以下かつて将棋連盟の関西本部に存在した、
将棋博物館の学芸員で、京都府埋蔵文化財
調査研究センター出版の考古学文献の執筆
をも、されていた小泉信吾氏が、

二中歴の大将棋の記載について、興味深い
解釈をされていた

との旨の紹介である。
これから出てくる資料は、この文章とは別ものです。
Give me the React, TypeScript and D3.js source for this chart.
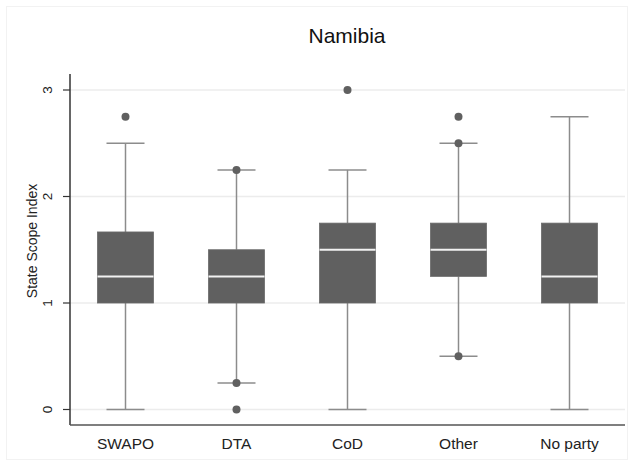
import React from "react";
import * as d3 from "d3";

// Party groups and the five-number summaries of the State Scope Index
const parties = ["SWAPO", "DTA", "CoD", "Other", "No party"];
const lowerWhisker = [0, 0.25, 0, 0.5, 0];
const q1 = [1, 1, 1, 1.25, 1];
const median = [1.25, 1.25, 1.5, 1.5, 1.25];
const q3 = [1.667, 1.5, 1.75, 1.75, 1.75];
const upperWhisker = [2.5, 2.25, 2.25, 2.5, 2.75];
const outliers: number[][] = [[2.75], [2.25, 0.25, 0], [3], [2.75, 2.5, 0.5], []];
const yTicks = [0, 1, 2, 3];

const W = 634;
const H = 466;
const plotLeft = 70;
const plotRight = 625;
const axisY = 425;

const FONT = "'Liberation Sans', Arial, Helvetica, sans-serif";
const BOX = "#606060";
const WHISKER = "#8c8c8c";

export default function App() {
  const x = d3.scaleBand<string>().domain(parties).range([plotLeft, plotRight]);
  const y = d3.scaleLinear().domain([0, 3]).range([409.5, 90]);
  const bw = x.bandwidth();
  const boxW = 56;
  const capW = 38;

  return (
    <svg
      width={W}
      height={H}
      style={{ position: "absolute", left: 0, top: 0, background: "#fff" }}
      fontFamily={FONT}
    >
      <rect x={6.5} y={6.5} width={621} height={453} fill="#fff" stroke="#f2f2f2" />
      <text x={347} y={43} textAnchor="middle" fontSize={21} fill="#111">
        Namibia
      </text>

      {/* gridlines */}
      {yTicks.map((t) => (
        <line key={"g" + t} x1={plotLeft} x2={plotRight} y1={y(t)} y2={y(t)} stroke="#ececec" strokeWidth={1.5} />
      ))}

      {parties.map((p, i) => {
        const cx = (x(p) as number) + bw / 2;
        return (
          <g key={p}>
            <line x1={cx} x2={cx} y1={y(q3[i])} y2={y(upperWhisker[i])} stroke={WHISKER} strokeWidth={1.5} />
            <line x1={cx} x2={cx} y1={y(q1[i])} y2={y(lowerWhisker[i])} stroke={WHISKER} strokeWidth={1.5} />
            <line x1={cx - capW / 2} x2={cx + capW / 2} y1={y(upperWhisker[i])} y2={y(upperWhisker[i])} stroke={WHISKER} strokeWidth={1.5} />
            <line x1={cx - capW / 2} x2={cx + capW / 2} y1={y(lowerWhisker[i])} y2={y(lowerWhisker[i])} stroke={WHISKER} strokeWidth={1.5} />
            <rect
              x={cx - boxW / 2}
              y={y(q3[i])}
              width={boxW}
              height={y(q1[i]) - y(q3[i])}
              fill={BOX}
              stroke="#6a6a6a"
              strokeWidth={0.8}
            />
            <line x1={cx - boxW / 2} x2={cx + boxW / 2} y1={y(median[i])} y2={y(median[i])} stroke="#f2f2f2" strokeWidth={2} />
            {outliers[i].map((v, j) => (
              <circle key={j} cx={cx} cy={y(v)} r={4} fill={BOX} />
            ))}
          </g>
        );
      })}

      {/* axes */}
      <line x1={plotLeft} x2={plotLeft} y1={74} y2={axisY} stroke="#333" strokeWidth={1.5} />
      <line x1={plotLeft} x2={plotRight} y1={axisY} y2={axisY} stroke="#555" strokeWidth={1.5} />
      {yTicks.map((t) => (
        <g key={"t" + t}>
          <line x1={plotLeft - 7} x2={plotLeft} y1={y(t)} y2={y(t)} stroke="#333" strokeWidth={1.2} />
          <text
            transform={`translate(52,${y(t)}) rotate(-90)`}
            textAnchor="middle"
            fontSize={13.5}
            fill="#222"
          >
            {t}
          </text>
        </g>
      ))}
      <text transform="translate(37,241) rotate(-90)" textAnchor="middle" fontSize={14} fill="#222">
        State Scope Index
      </text>
      {parties.map((p) => (
        <text key={"x" + p} x={(x(p) as number) + bw / 2} y={449} textAnchor="middle" fontSize={15.5} fill="#222">
          {p}
        </text>
      ))}
    </svg>
  );
}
彼は二中歴の大将棋
の記載で、意味の取りにくい最後の十文字、
”如是一方如此行方準之”に関して、特に、

末尾字”之”を三(3の意)で読んでいる

という点で、私は感心させられた。
 では、以下もう少し詳しく述べる。
以上の情報は、web上に公開されている、
以下のpdfファイルの論文集の、トップ
の論文の中に書かれている。
kyoutofu-J23.pdf
公開されたweb上のサイトのurlは以
下の通り。
エイチティティピー://www.kyotofu-maibun.or.jp/data/kankou/kankou-pdf/jyouhou/kyoutofu-J23.pdf
論文集の表題は、以下の通り。
京都府埋蔵文化財情報 第23号
1987年3月、発行:財団法人 
京都府埋蔵文化財調査研究センター
その中の小泉信吾論文の表題は以下の通り。
”出土駒から見た将棋の発生” 小泉信吾

 ここで注目している、二中歴の大将棋の
記載の読み方については、4ページの中段
に記載がある。

如是一方で一旦切り、如此行方準之の最後
の字を之とは読まずに三(3の事)と読

んでいる。なお一旦切るのは、研究者によ
り、そう読んだ例は別にある。

之を三と読むのは、小泉氏が変体カナに精
通している証拠

だと、最近やっと理解出来るようになった
私は感心した。
 之を3と読んだ結果、行方を実質成り方
と小泉氏は

本ブログと同じく再解釈

する事になった。そして彼の独自な点は、

3を文書の三行目と解釈

して、二中歴の”将棋と大将棋説明”の三
行目の、”裸玉の勝ち。成りは(玉将と、
金将を除いて)、相手陣

3段目で金将成り”の、特に後者を指す

と、解釈されている点にある。
 本ブログとの差を議論する以前に、

之を”これ”(”初期配列”等と取れる)
と見なかった点がユニーク

だ。実際には、我々の見ているのは江戸時
代の前田藩の写書本であるから、江戸時代
の書体はよく調べるべきという、貴重な教
訓が含まれる点を、皆が見習うべきだろう。
 蛇足だが、彼はその結果、平安大将棋の
駒の成りは、

本ブログとは異なり、横行、猛虎、飛龍も
相手陣3段目で金将に成る

と見たようだ。
 原書で”裸玉勝ち。相手陣3段目皆金成”
の意が3行目に書いてあるかどうかについ
ては再確認が必要だが。読めているようで、

読めていない字、この場合は”之”にも見
える字を、安易に”之”と決め付けて、
そもそも難読な文を、無理やり解釈するの
は危険だ

と、この一文を読んで、私は個人的には、
良い事を小泉信吾氏から教わったと感じた。